Aaron Cantú
The National Association of Home Builders is not a left-wing organization. In the current midterm election alone, the trade association—a federation of over 800 state and local associations, totaling some 140,000 business owners, subcontractors, and more—has donated over six times as much to Republican congressional candidates compared to Democrats.
In this way, the Santa Fe Area Home Builders Association is an anomaly, says outgoing Executive Director Kim Shanahan. That became clear about 10 years ago, when the local association's leadership handed out surveys to its 400-some members. The survey "confirmed everything I believed: that the demographics and dudes I've been working with out in the fields for years were pretty much like me"—progressive on issues like immigration, gay rights and affordable housing—"and not like who the [national] leadership was," Shanahan tells SFR over breakfast.
By the time Donald Trump ascended to the White House, the local association had already spent years laying a foundation working with Santa Fe's immigrant community. In March it held a know-your-rights workshop at its office on Camino Entrada for immigrants and their employers, and will have another on applying for citizenship.
According to Shanahan, there are dozens of legal permanent residents in Santa Fe who own home building businesses. It's a sea change from when he got his contractor's license in 1991, as immigrants have replaced the "aging white Baby Boomers" now retiring.
SFR spoke with Shanahan about local demographic change, affordable housing, and how a traditionally conservative institution came to be a critical part of the local resistance to the Trump administration's anti-immigrant policy.
SFR: What sort of changes have you witnessed to the home builders industry in Santa Fe over the last 30 years?
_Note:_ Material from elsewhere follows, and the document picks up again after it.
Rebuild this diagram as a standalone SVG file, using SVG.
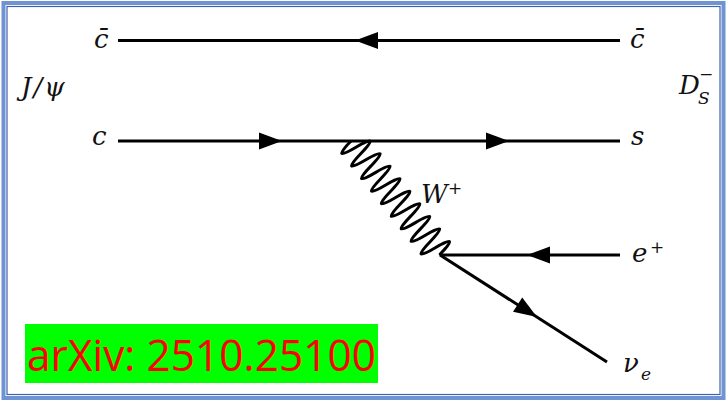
<svg xmlns="http://www.w3.org/2000/svg" width="728" height="401" viewBox="0 0 728 401">
<style>
.lbl{font-family:"DejaVu Serif","Liberation Serif",serif;font-style:italic;font-size:26px;fill:#111}
.sm{font-family:"DejaVu Serif","Liberation Serif",serif;font-style:italic;font-size:17px;fill:#111}
.ln{stroke:#000;stroke-width:3;fill:none;stroke-linecap:butt}
.ah{fill:#000}
</style>
<defs>
<path id="ah" d="M0,0 L-23,-8.5 L-23,8.5 Z"/>
</defs>
<rect width="728" height="401" fill="#fff"/>
<g id="frame">
<rect x="3.5" y="3" width="720" height="395" fill="none" stroke="#6f93d3" stroke-width="4"/>
<rect x="7" y="6.5" width="713" height="388" fill="none" stroke="#3d63b0" stroke-width="1.2"/>
</g>
<g id="connectors">
<line class="ln" x1="118" y1="40.5" x2="620" y2="40.5"/>
<use href="#ah" class="ah" transform="translate(355,40.5) rotate(180)"/>
<line class="ln" x1="118" y1="141" x2="620" y2="141"/>
<use href="#ah" class="ah" transform="translate(282,141)"/>
<use href="#ah" class="ah" transform="translate(509,141)"/>
<path class="ln" stroke-width="2.8" stroke-linejoin="round" transform="translate(351,141) rotate(51.7)" d="M0,0 c2.67,20 5.33,20 8,0 s5.33,-20 8,0 s5.33,20 8,0 s5.33,-20 8,0 s5.33,20 8,0 s5.33,-20 8,0 s5.33,20 8,0 s5.33,-20 8,0 s5.33,20 8,0 s5.33,-20 8,0 s5.33,20 8,0 s5.33,-20 8,0 s5.33,20 8,0 s5.33,-20 8,0 s5.33,20 8,0 s5.33,-20 8,0 s5.33,20 8,0 s5.33,-20 8,0 l1,0"/>
<line class="ln" x1="440" y1="255" x2="620" y2="255"/>
<use href="#ah" class="ah" transform="translate(527,255) rotate(180)"/>
<line class="ln" x1="440" y1="255" x2="607" y2="362"/>
<use href="#ah" class="ah" transform="translate(537,317) rotate(32.65)"/>
</g>
<g id="cbar-left"><text class="lbl" x="94" y="48">c̄</text></g>
<g id="cbar-right"><text class="lbl" x="630" y="48">c̄</text></g>
<g id="jpsi"><text class="lbl" x="21" y="96" letter-spacing="2">J/ψ</text></g>
<g id="c-left"><text class="lbl" x="92" y="145">c</text></g>
<g id="s-right"><text class="lbl" x="631" y="145">s</text></g>
<g id="ds">
<text class="lbl" x="679" y="94">D</text>
<text class="sm" x="698" y="104">S</text>
<text class="sm" x="699" y="80">−</text>
</g>
<g id="wplus"><text class="lbl" x="421" y="203">W</text><text class="sm" x="448" y="194">+</text></g>
<g id="eplus"><text class="lbl" x="632" y="262">e</text><text class="sm" x="650" y="253">+</text></g>
<g id="nue"><text class="lbl" x="623" y="372">ν</text><text class="sm" x="641" y="380">e</text></g>
<g id="arxiv">
<rect x="25" y="324" width="353" height="59" fill="#00ff00"/>
<text x="27" y="371" font-family="'Open Sans','Liberation Sans',sans-serif" font-size="44" fill="#ff0000" textLength="349" lengthAdjust="spacingAndGlyphs">arXiv: 2510.25100</text>
</g>
</svg>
KS: Building a house is like making a movie. You have a writer who's like the architect, you have producer who's like the [home's] owner, the general contractor is the director. You have someone who comes out and does the concrete work, you also bring out some plumbers, then framing crews, after that someone puts in all the wiring, then the pipes. … Every one of them is a business with its own crews.
When I moved here 32 years ago, the Spanish-speaking guys that I saw were all workers in the dangerous trades like tar roofing. But the evolution of these last 30-some years, you see the higher-skilled crafts [like plumbing, electrical, and framing] began to have guys that spoke Spanish primarily. That evolved to the point where you see people who are legal permanent residents, or maybe they became citizens, and now they're general contractors and building million-dollar homes for very wealthy people, and they might have every single person from every single trade [be] a person whose first language is Spanish.
Has this change in reflected in the leadership of the local association?
The leadership of our organization is still, generally speaking, either aging Anglos or younger Anglos, or local Hispanic people. Not anybody born in Mexico or [who] speaks English as a second language. Within our association, we do have dozens of businesses who join because they receive members-only workers' compensation insurance.
Our tent is relatively wide for members, [but] we never found the model for what would work for Spanish speakers in a networking kind of phenomenon. I believe that has to change. We have to be an association that reflects the demography of our industry. And right now, it doesn't, [and] it probably won't until us aging boomers move on to other pastures.
How did Trump's election affect the homebuilder association's work with the immigrant community?
It stepped it up. In 2015 and 2016, back when we were still trying to have really clear and direct outreach to the Hispanic community, we hosted two fall fiestas. We didn't have one in 2017 or 2018, because we knew ICE could very well show up. And even if ICE didn't show up, they could. Everybody is like, 'No way I'm gonna go hang out with the home builders.' … So we stopped.
Since then, we've offered our space to [the Santa Fe Dreamers Project and Somos Un Pueblo Unido] for luncheons and workshops on what you need to know if ICE shows up at your job site. We're having another one on Oct. 11, on how to get yourself and your workers on a path to citizenship.
You've said you'll step down by the end of the year, and have stated an interest in working for affordable housing in Santa Fe.
I could be of more service outside [the association]; for instance, [with] the Santa Fe Housing Trust, which owns the balance of the Tierra Contenta subdivision on the Southside of town. The ability to get back into the game in Tierra Contenta and perhaps even figure out how it should go forward and how we can empower local businesses, plumbers and electricians [in guiding the subdivision's growth] is exciting to me.
You also have the whole Midtown LINC at the [former] Santa Fe University of Art and Design, and adjacent properties that are clearly where we could build a fair amount of multifamily housing. These are kinds of things I'm drawn to. Whether someone will pay what I need to get paid is another story. Maybe I'll just go to my cabin [in Cow Creek] and write my novel, pat my dog on the head, take some shots of bourbon.
In your view, what are some barriers to affordable housing?
The public perception is that it’s NIMBYs. And that’s absolutely true. But especially for multifamily affordable housing, it really is also just as much about having the incentives necessary. The most easy subsidy is when city land is donated to a housing nonprofit like the Housing Trust. … There are other properties in our town [that are] institutionally owned that the city could work out trades with, as they did with the Las Soleras developers, so that the city could control that land.